To start reordering, we have to recognize what’s vital to us and what isn’t, always remembering that one person’s passion is another person’s garbage. It’s awfully easy to get swept up in somebody else’s priorities if we don’t have clear idea of what ours are. So right now, write down the top ten mental priorities in your life, in order, the ten things you want to spend your mind on. Now write down what occupied your mental energy in the last week. Did you let worrying about what the neighbors/other parents/relatives think invade your writing mind? Did you stop writing to listen politely to a telemarketer/friend/relative who knew it was okay to call you because you work at home and have plenty of time? Did you get caught up by somebody else’s indignation on the Internet, firing off e-mails of your own and fuming at the unfairness of life instead of writing about it? If that’s where you wanted your emotional and creative life to go, you’re in good shape. If it isn’t, get over whatever it was that stole your mind and get back to where you want to be. Once I realized that “indignation over what strangers say about me” was not on my priorities list, my e-mail snit was pretty much over. I’d given away enough precious energy and emotion to garbage. Time to get my mind and my work and my life back.

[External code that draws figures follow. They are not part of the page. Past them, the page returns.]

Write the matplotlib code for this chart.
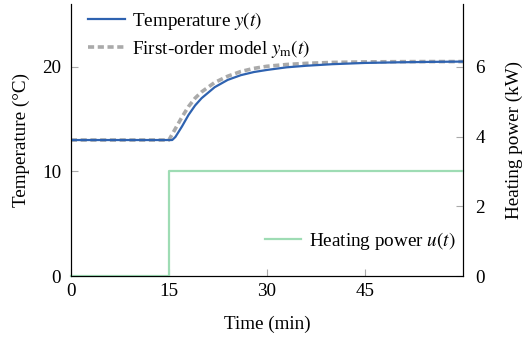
import numpy as np
import matplotlib.pyplot as plt

plt.rcParams['font.family'] = ['Liberation Serif', 'DejaVu Serif']
plt.rcParams['mathtext.fontset'] = 'stix'
plt.rcParams['font.size'] = 13.8

# measured room temperature y(t)
t_meas = [0, 5, 10, 15, 15.5, 16, 17, 18, 19, 20, 22, 24, 26, 28, 30, 33, 36, 40, 45, 50, 55, 60]
y_meas = [13.0, 13.0, 13.0, 13.0, 13.0, 13.3, 14.3, 15.4, 16.3, 17.0, 18.05, 18.75, 19.2, 19.5,
          19.7, 19.95, 20.1, 20.25, 20.37, 20.43, 20.47, 20.5]

# first-order model y_m(t)
t_model = [0, 5, 10, 15, 16, 17, 18, 19, 20, 22, 24, 26, 28, 30, 33, 36, 40, 45, 50, 55, 60]
y_model = [13.0, 13.0, 13.0, 13.0, 14.1, 15.2, 16.2, 17.0, 17.6, 18.5, 19.1, 19.55, 19.85, 20.05,
           20.22, 20.33, 20.42, 20.47, 20.49, 20.5, 20.5]

# heating power u(t)
t_power = [0, 15, 60]
u_power = [0, 3, 3]

fig, ax = plt.subplots(figsize=(5.25, 3.37), dpi=100)
fig.subplots_adjust(left=0.135, right=0.882, top=0.988, bottom=0.181)
ax2 = ax.twinx()

ax.plot(t_meas, y_meas, color='#2e62b0', lw=1.6, label=r'Temperature $y(t)$', zorder=3)
ax.plot(t_model, y_model, color='#aaaaaa', lw=2.6, ls=(0, (1.7, 1.0)),
        label=r'First-order model $y_\mathrm{m}(t)$', zorder=2)
ax2.plot(t_power, u_power, color='#9edcb4', lw=1.6, drawstyle='steps-post',
         label=r'Heating power $u(t)$', clip_on=False)

ax.set_xlim(0, 60)
ax.set_ylim(0, 26)
ax2.set_ylim(0, 7.8)
ax.set_xticks([0, 15, 30, 45])
ax.set_yticks([0, 10, 20])
ax2.set_yticks([0, 2, 4, 6])

for a in (ax, ax2):
    a.spines['top'].set_visible(False)
    a.tick_params(direction='in', length=5, width=0.8, color='#aaaaaa', pad=5)
ax.tick_params(axis='y', pad=7)
ax2.tick_params(axis='y', pad=9)

ax.set_xlabel('Time (min)', labelpad=11)
ax.set_ylabel('Temperature (°C)', labelpad=9)
ax2.set_ylabel('Heating power (kW)', labelpad=15)

ax.legend(loc='upper left', frameon=False, handlelength=1.9, handletextpad=0.4,
          borderaxespad=0.0, borderpad=0.3, labelspacing=0.33, bbox_to_anchor=(0.03, 1.0))
ax2.legend(loc='lower right', frameon=False, handlelength=1.9, handletextpad=0.4,
           borderaxespad=0.0, bbox_to_anchor=(1.0, 0.06))

fig.savefig('out.png', dpi=100)
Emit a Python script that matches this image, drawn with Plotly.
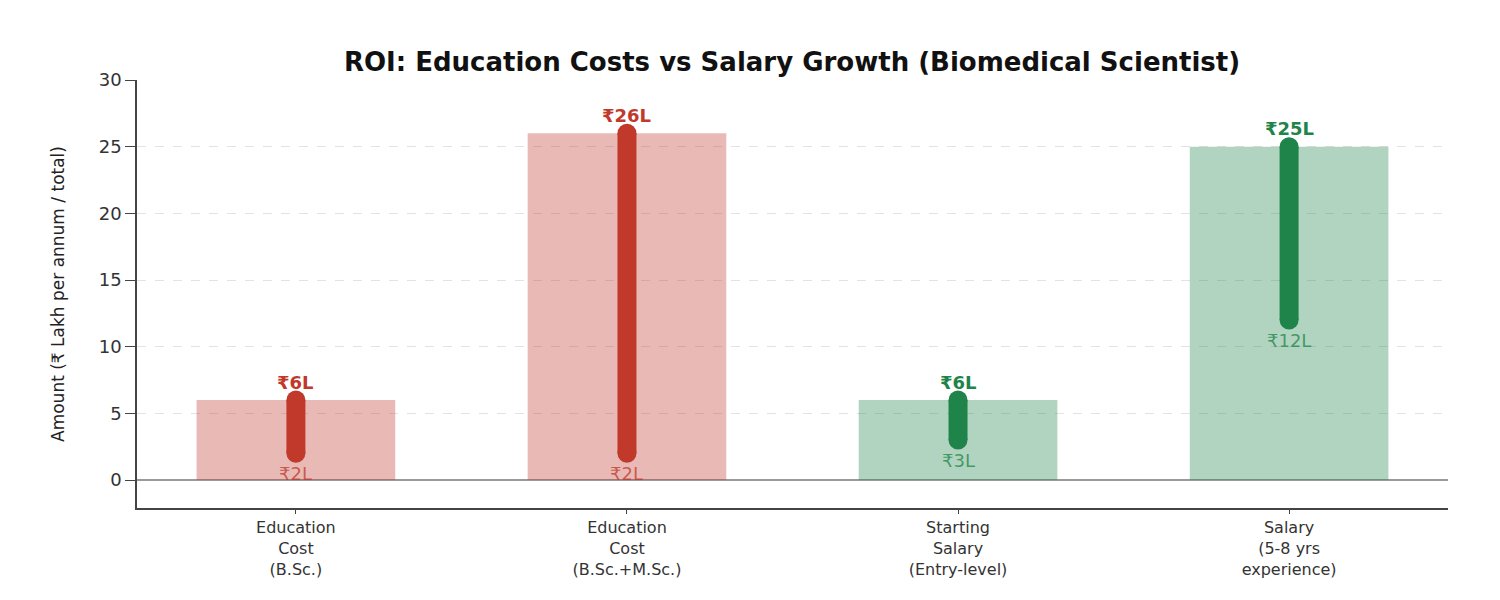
"""ROI chart: education costs vs salary growth for a biomedical scientist."""

import plotly.graph_objects as go

categories = [
    "Education<br>Cost<br>(B.Sc.)",
    "Education<br>Cost<br>(B.Sc.+M.Sc.)",
    "Starting<br>Salary<br>(Entry-level)",
    "Salary<br>(5-8 yrs<br>experience)",
]
low_values = [2, 2, 3, 12]
high_values = [6, 26, 6, 25]
kinds = ["cost", "cost", "salary", "salary"]

LINE_COLORS = {"cost": "#c0392b", "salary": "#1e8449"}
BAR_COLORS = {"cost": "rgba(192,57,43,0.35)", "salary": "rgba(30,132,73,0.35)"}
LOW_LABEL_COLORS = {"cost": "rgba(192,57,43,0.75)", "salary": "rgba(30,132,73,0.75)"}

FONT = "DejaVu Sans"

fig = go.Figure()

fig.add_bar(
    x=list(range(len(categories))),
    y=high_values,
    width=0.6,
    marker={"color": [BAR_COLORS[k] for k in kinds], "line": {"width": 0}},
    hoverinfo="skip",
    showlegend=False,
)

for i, (lo, hi, kind) in enumerate(zip(low_values, high_values, kinds)):
    color = LINE_COLORS[kind]
    fig.add_scatter(
        x=[i, i],
        y=[lo, hi],
        mode="lines+markers",
        line={"color": color, "width": 19},
        marker={"color": color, "size": 19, "line": {"width": 0}},
        hoverinfo="skip",
        showlegend=False,
    )
    fig.add_annotation(
        x=i,
        y=hi,
        text=f"<b>₹{hi}L</b>",
        showarrow=False,
        yshift=18,
        font={"family": FONT, "size": 18, "color": color},
    )
    fig.add_annotation(
        x=i,
        y=lo,
        text=f"₹{lo}L",
        showarrow=False,
        yshift=-20,
        font={"family": FONT, "size": 18, "color": LOW_LABEL_COLORS[kind]},
    )

fig.update_layout(
    width=1500,
    height=600,
    margin={"l": 129, "r": 60, "t": 72, "b": 100},
    paper_bgcolor="white",
    plot_bgcolor="white",
    title={
        "text": "<b>ROI: Education Costs vs Salary Growth (Biomedical Scientist)</b>",
        "x": 0.5227,
        "xanchor": "center",
        "y": 0.91,
        "yanchor": "middle",
        "font": {"family": FONT, "size": 26, "color": "#111"},
    },
    xaxis={
        "range": [-0.48, 3.48],
        "tickvals": list(range(len(categories))),
        "ticktext": categories,
        "ticks": "outside",
        "ticklen": 4,
        "tickcolor": "#444",
        "showline": True,
        "linecolor": "#444",
        "linewidth": 1.5,
        "showgrid": False,
        "zeroline": False,
        "tickfont": {"family": FONT, "size": 16, "color": "#333"},
    },
    yaxis={
        "range": [-2.1, 30],
        "tickvals": [0, 5, 10, 15, 20, 25, 30],
        "ticks": "outside",
        "ticklen": 10,
        "tickcolor": "#444",
        "showline": True,
        "linecolor": "#444",
        "linewidth": 1.5,
        "showgrid": True,
        "gridcolor": "#e3e3e3",
        "griddash": "dash",
        "gridwidth": 1,
        "zeroline": True,
        "zerolinecolor": "#999",
        "zerolinewidth": 1.5,
        "tickfont": {"family": FONT, "size": 18, "color": "#333"},
        "title": {
            "text": "Amount (₹ Lakh per annum / total)",
            "font": {"family": FONT, "size": 17, "color": "#222"},
            "standoff": 30,
        },
    },
)

fig.write_html("out.html")
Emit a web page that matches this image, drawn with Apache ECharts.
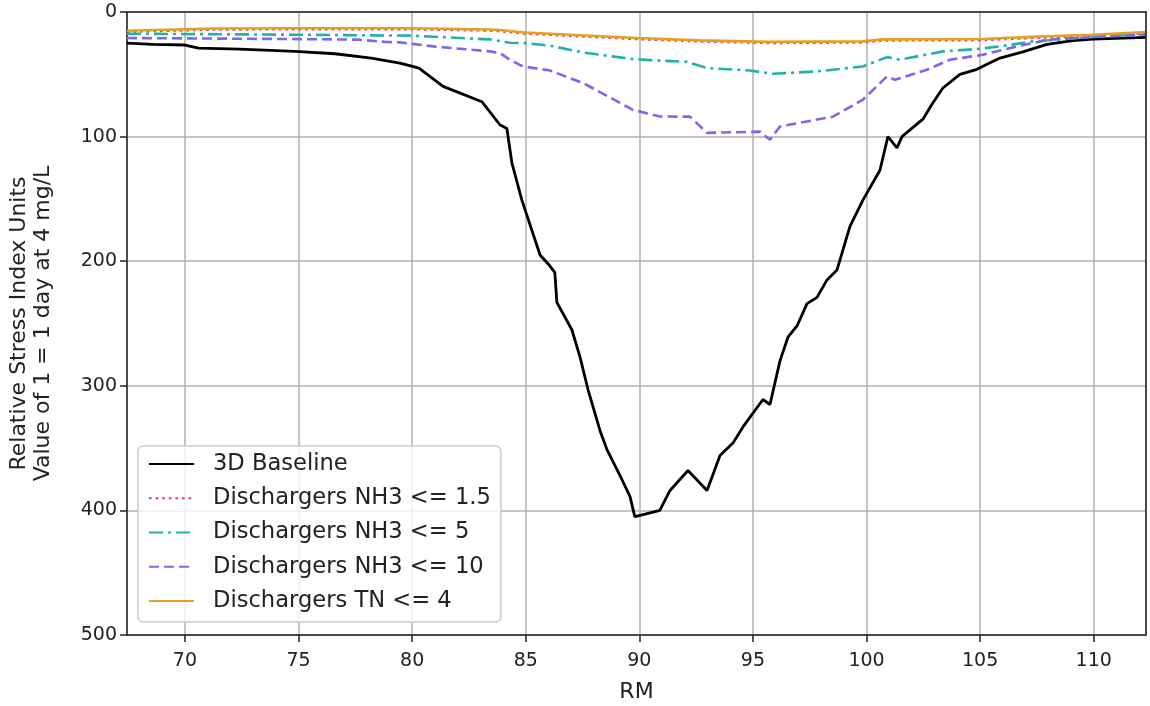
<!DOCTYPE html>
<html>
<head>
<meta charset="utf-8">
<script src="https://cdn.jsdelivr.net/npm/echarts@6/dist/echarts.min.js"></script>
<style>
html,body{margin:0;padding:0;background:#fff;}
#chart{width:1150px;height:706px;}
</style>
</head>
<body>
<div id="chart"></div>
<script>
// ---- Data ----
const seriesNames = ['3D Baseline', 'Dischargers NH3 <= 1.5', 'Dischargers NH3 <= 5', 'Dischargers NH3 <= 10', 'Dischargers TN <= 4'];

const baselineRM = [67.45, 68.6, 70.0, 70.6, 72.4, 74.84, 76.6, 78.2, 79.46, 79.98, 80.3, 81.36, 83.07, 83.86, 84.17, 84.39, 84.83, 85.63, 85.98, 86.28, 86.37, 87.03, 87.39, 87.74, 88.27, 88.57, 89.15, 89.59, 89.8, 90.25, 90.9, 91.35, 92.14, 92.98, 93.55, 94.12, 94.56, 95.44, 95.75, 96.19, 96.54, 96.94, 97.38, 97.82, 98.26, 98.7, 99.27, 99.84, 100.59, 100.94, 101.34, 101.56, 102.48, 102.88, 103.36, 104.11, 104.86, 105.3, 105.87, 106.88, 107.94, 109.08, 109.96, 112.3];
const baselineVal = [25, 26, 26.5, 29, 29.8, 31.6, 33.5, 37, 41, 43.5, 45, 59.7, 72, 90.5, 93.5, 121, 151, 195, 202, 209, 233, 255, 277, 303, 336, 351, 372, 389, 405, 403, 400, 384, 368, 384, 356, 346, 333, 311, 315, 280, 261, 252, 234, 229, 215, 207, 172, 151, 127, 100, 109, 100, 86, 74, 61, 50, 46, 42, 37, 32, 26, 23, 21.7, 20.4];

const nh3_15RM = [67.45, 71.3, 75, 80, 83.4, 83.86, 84.96, 86.07, 89.9, 92.67, 95.75, 99.84, 100.72, 105.12, 107.5, 109.96, 112.3];
const nh3_15Val = [15.8, 14, 13.8, 13.8, 14.8, 15.3, 17.3, 18.2, 21.7, 23.6, 24.8, 24.4, 22.8, 22.5, 20.6, 19, 16.8];

const nh3_5RM = [67.45, 74.71, 79.99, 83.42, 84.3, 84.96, 86.07, 87.52, 89.72, 90.9, 92.1, 92.98, 94.87, 95.88, 97.82, 99.84, 100.9, 101.47, 103.36, 104.86, 105.87, 107.32, 109.96, 112.3];
const nh3_5Val = [17.4, 18.2, 19, 22, 24.7, 25, 27, 32.5, 37.8, 39, 40, 45, 47, 49.6, 47.7, 43.7, 36.2, 38.3, 31.6, 29.7, 27.6, 23.6, 20, 17.7];

const nh3_10RM = [67.45, 74.71, 77.61, 78.8, 79.46, 80.92, 83.42, 83.86, 84.3, 84.88, 86.07, 87.52, 89.72, 90.9, 92.23, 92.98, 95.31, 95.75, 96.19, 98.52, 99.84, 100.9, 101.25, 102.66, 103.67, 105.12, 106.62, 108.07, 109.96, 112.3];
const nh3_10Val = [20.9, 21.7, 22.2, 24, 24.4, 27.6, 31.6, 33, 38.3, 43.7, 47, 57, 78.5, 83.9, 84, 97, 96, 102.6, 91.9, 84, 70.4, 51.7, 54.4, 46.3, 38.3, 34.3, 27.6, 22.2, 20.1, 18.2];

const tn4RM = [67.45, 71.3, 75, 80, 83.4, 83.86, 84.96, 86.07, 89.9, 92.67, 95.75, 99.84, 100.72, 105.12, 107.5, 109.96, 112.3];
const tn4Val = [15, 13.2, 13, 13, 14, 14.5, 16.5, 17.4, 20.9, 22.8, 24, 23.6, 22, 21.7, 19.8, 18.2, 16];

const xTickLabels = [70, 75, 80, 85, 90, 95, 100, 105, 110];
const yTickLabels = [0, 100, 200, 300, 400, 500];

function zip(xs, ys) { return xs.map((x, i) => [x, ys[i]]); }

const FONT = 'DejaVu Sans';
const chart = echarts.init(document.getElementById('chart'), null, {renderer: 'canvas'});

const frameAxis = {show: true, onZero: false, lineStyle: {color: '#222', width: 1.5}};

const option = {
  animation: false,
  backgroundColor: '#ffffff',
  grid: {left: 127, right: 4, top: 12, bottom: 71, containLabel: false, outerBoundsMode: 'none'},
  xAxis: [{
    type: 'value',
    min: 67.45, max: 112.3,
    minInterval: 5, maxInterval: 5,
    name: 'RM',
    nameLocation: 'middle',
    nameGap: 46,
    nameTextStyle: {fontFamily: FONT, fontSize: 22, color: '#222'},
    axisLine: frameAxis,
    axisTick: {show: true, length: 7, lineStyle: {color: '#222', width: 1.5}},
    axisLabel: {
      fontFamily: FONT, fontSize: 19, color: '#222', margin: 17,
      showMinLabel: false, showMaxLabel: false,
      formatter: v => (xTickLabels.indexOf(Math.round(v)) >= 0 && Math.abs(v - Math.round(v)) < 1e-6) ? String(Math.round(v)) : ''
    },
    splitLine: {show: true, lineStyle: {color: '#b0b0b0', width: 1.5}},
    z: 1
  }, {
    type: 'value', position: 'top', min: 67.45, max: 112.3,
    axisLine: frameAxis, axisTick: {show: false}, axisLabel: {show: false}, splitLine: {show: false}, z: 5
  }],
  yAxis: [{
    type: 'value',
    inverse: true,
    min: 0, max: 500, interval: 100,
    name: 'Relative Stress Index Units\nValue of 1 = 1 day at 4 mg/L',
    nameLocation: 'middle',
    nameRotate: 90,
    nameGap: 72,
    nameTextStyle: {fontFamily: FONT, fontSize: 22, lineHeight: 24, color: '#222', align: 'center'},
    axisLine: frameAxis,
    axisTick: {show: true, length: 7, lineStyle: {color: '#222', width: 1.5}},
    axisLabel: {
      fontFamily: FONT, fontSize: 19, color: '#222', margin: 10,
      formatter: v => (yTickLabels.indexOf(v) >= 0 ? String(v) : '')
    },
    splitLine: {show: true, lineStyle: {color: '#b0b0b0', width: 1.5}},
    z: 1
  }, {
    type: 'value', position: 'right', inverse: true, min: 0, max: 500,
    axisLine: frameAxis, axisTick: {show: false}, axisLabel: {show: false}, splitLine: {show: false}, z: 5
  }],
  legend: {
    orient: 'vertical',
    left: 138, top: 446,
    padding: [5, 10, 8, 10],
    itemWidth: 45, itemHeight: 14,
    itemGap: 8.25,
    backgroundColor: 'rgba(255,255,255,0.8)',
    borderColor: '#cccccc', borderWidth: 1.5, borderRadius: 5,
    itemStyle: {opacity: 0},
    textStyle: {fontFamily: FONT, fontSize: 22.6, lineHeight: 26, color: '#222', padding: [0, 0, 0, 14]},
    data: seriesNames
  },
  series: [
    {
      name: seriesNames[0], type: 'line', showSymbol: false, symbol: 'none',
      data: zip(baselineRM, baselineVal),
      lineStyle: {color: '#000000', width: 2.8, type: 'solid'},
      itemStyle: {color: '#000000'}
    },
    {
      name: seriesNames[1], type: 'line', showSymbol: false, symbol: 'none',
      data: zip(nh3_15RM, nh3_15Val),
      lineStyle: {color: '#ee3355', width: 2.6, type: [2.6, 4]},
      itemStyle: {color: '#ee3355'}
    },
    {
      name: seriesNames[2], type: 'line', showSymbol: false, symbol: 'none',
      data: zip(nh3_5RM, nh3_5Val),
      lineStyle: {color: '#20b2aa', width: 2.6, type: [14, 5, 3, 5]},
      itemStyle: {color: '#20b2aa'}
    },
    {
      name: seriesNames[3], type: 'line', showSymbol: false, symbol: 'none',
      data: zip(nh3_10RM, nh3_10Val),
      lineStyle: {color: '#7b68ee', width: 2.6, type: [10, 5]},
      itemStyle: {color: '#7b68ee'}
    },
    {
      name: seriesNames[4], type: 'line', showSymbol: false, symbol: 'none',
      data: zip(tn4RM, tn4Val),
      lineStyle: {color: '#e6a020', width: 2.6, type: 'solid'},
      itemStyle: {color: '#e6a020'}
    }
  ]
};
chart.setOption(option);
</script>
</body>
</html>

Unfortunately, it wasn’t just my own mind I’d wasted. I’d e-mailed three close friends when the forked tongue letter went out, and they were furious for me. We talked about it for days, time we could have spent cheering each other up, talking about our books-in-progress, sharing dreams and good news, dealing with real problems. I’m eternally grateful they were there for me, but slightly shamefaced that I dragged them into my own tailspin. When I think about all the anger expressed on the links and in e-mails, most of it caused by misunderstandings or obsessing over problems that calm and common sense could solve, I see hours and hours of productive time wasted, spirit and energy drained, and the general joy of day-to-day living smothered. We have a duty to our friends and colleagues not to over-react, to save the gift of their outrage for the important stuff, to protect their work, too. Our energy and our emotion and our words are our stock in trade; we have to be careful not to steal that stock from others.

“Protect the work,” my famous friend told me. “Get a life,” I told people in that earlier column. But what we really have to do is learn to tell ourselves those things. If we can figure out what’s important to us as individuals, if we can isolate the things we must cling to no matter what, and if we can reject all the noise and the garbage that try to bury those things, we won’t have to worry about getting lives. We’ll have them.